Take your cue from an “anti-corruption consultant” for Malacañang. Apparently unhappy about the Bank’s report, he advises us through the press to look instead at a “better picture” of the same thing, as drawn from surveys and sources other than the World Bank update. He wants us to believe, in effect, that the issue is what you want to see, in the first place; and not what you want to find out. Denial is good ego defense.


For activities other than holding press conferences, performance measurements merit more serious attention than embellishing a point in front of the camera.  It’s really a scoring system of sorts for management to know how the organization is doing and where, with the end in view of meeting agreed performance standards.


There’s more art than science in the exercise.  And the core issue is an age-old one: it’s in the inherent tension between quality and quantity (or, abstract and concrete, absolute and relative, to the more philosophically inclined). How do you, for example, quantify governance quality to the point where you will know how much it has changed, for better or for worse, over a given time?

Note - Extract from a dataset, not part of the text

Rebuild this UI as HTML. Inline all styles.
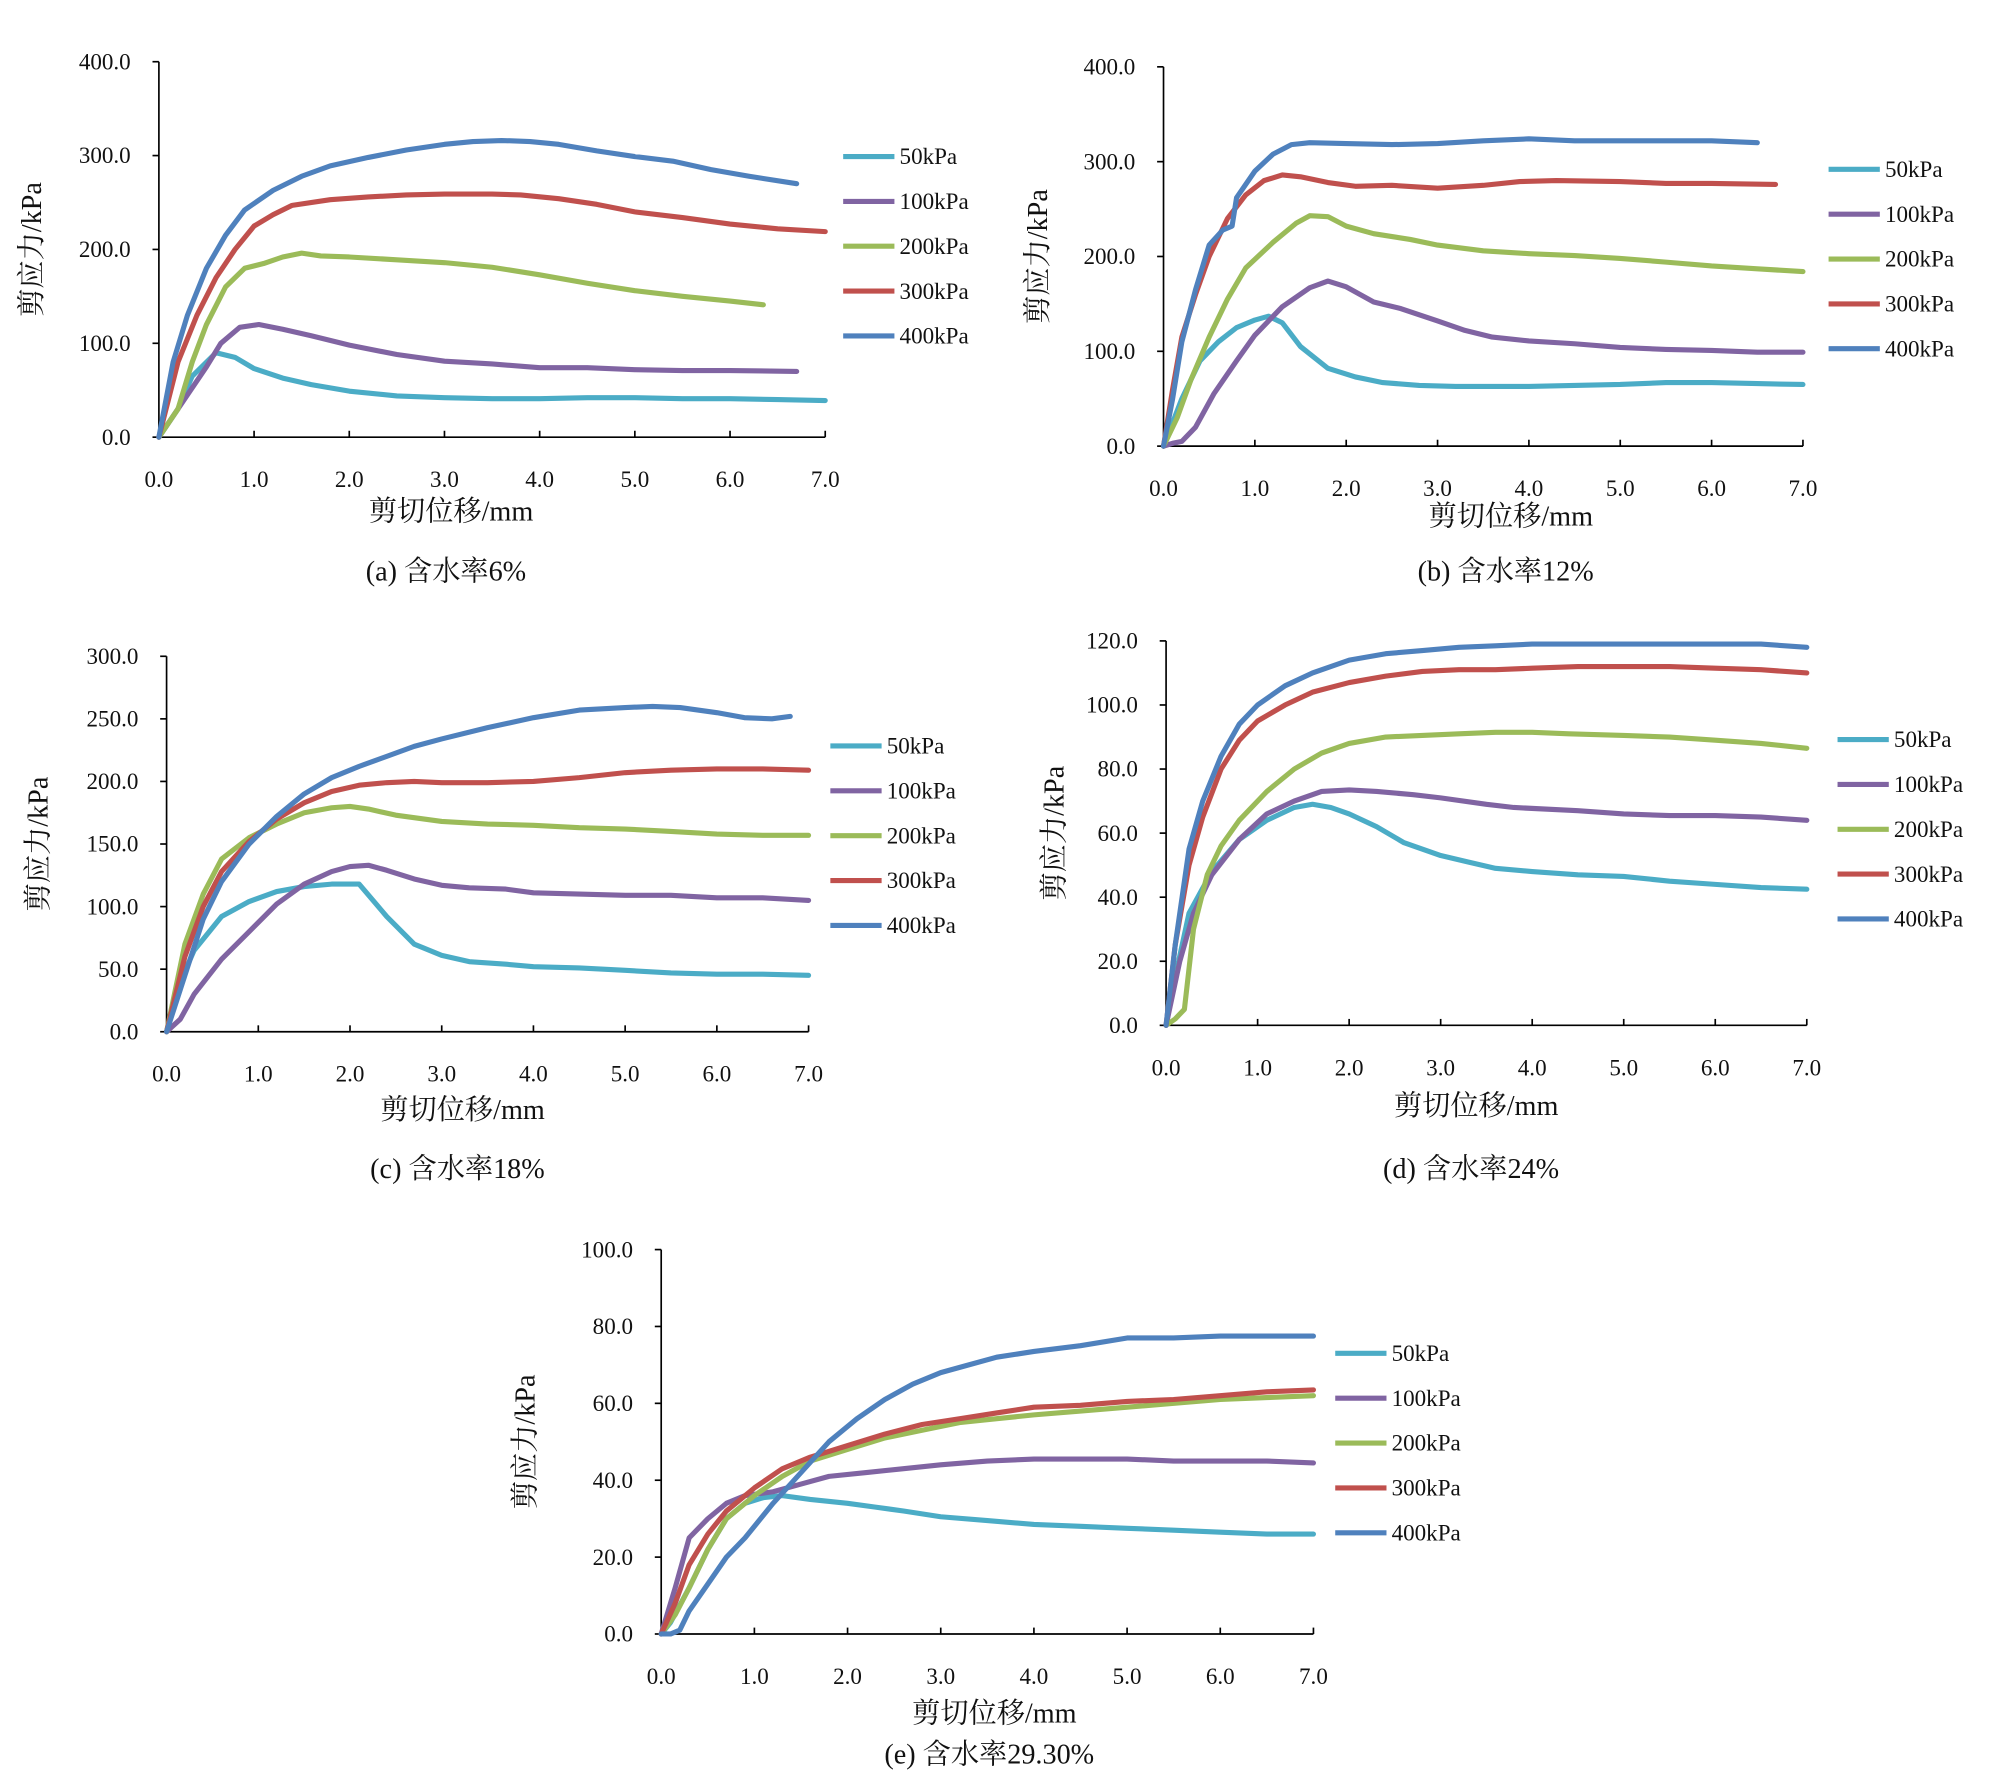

Long before that, the business world grappled with a similar issue:  How do you measure service quality? And it invented the answer: Ask your customers. That’s W. Edwards Deming’s TQM (Total Quality Management). Ten out of ten customers giving your service items a “1” on a 5-point scale where “5” is the highest, should give you a numerical handle on the level of service quality you are giving.


The goal is improving performance and knowing where it’s needed in the scheme of things.  Only a cheat would spend time and money doing the survey, and upon getting a low score, would tell everybody that the 5-point scale follows the UP grading system, after all. You want to find the true picture, and this may not be the better-looking one you hope to see.


You may take governance quality in the same breath and define it in terms of, well, public perception:  You would want to know the level of public satisfaction with government performance in areas or “governance dimensions” of your choice.


The World Bank’s indicators “capture six key dimensions” (at http://www.govindicators.org), which stem from its own definition of “governance.”  But you don’t need a World Bank for this; you need only yourself to know what your purpose is in terms of service and performance.


In about the same year the World Bank released its first governance report in 1998, a group of Filipino experts led by Dr. Eduardo Gonzalez had already come out with a “family of measures” on governance, covering both national and local, which found their way into a book bearing a suggestive title, Measuring Good Governance in the Philippines.


But most of all, although this one may sound old-fashioned, you would need a good measure of willingness and will to start and get things going.


The question remains: What does the government really know about what the people honestly say about governance in this country? I’m not sure if there’s an answer to that yet. Meanwhile, try using the idea instead as performance indicator, a proxy for government’s sense of purpose.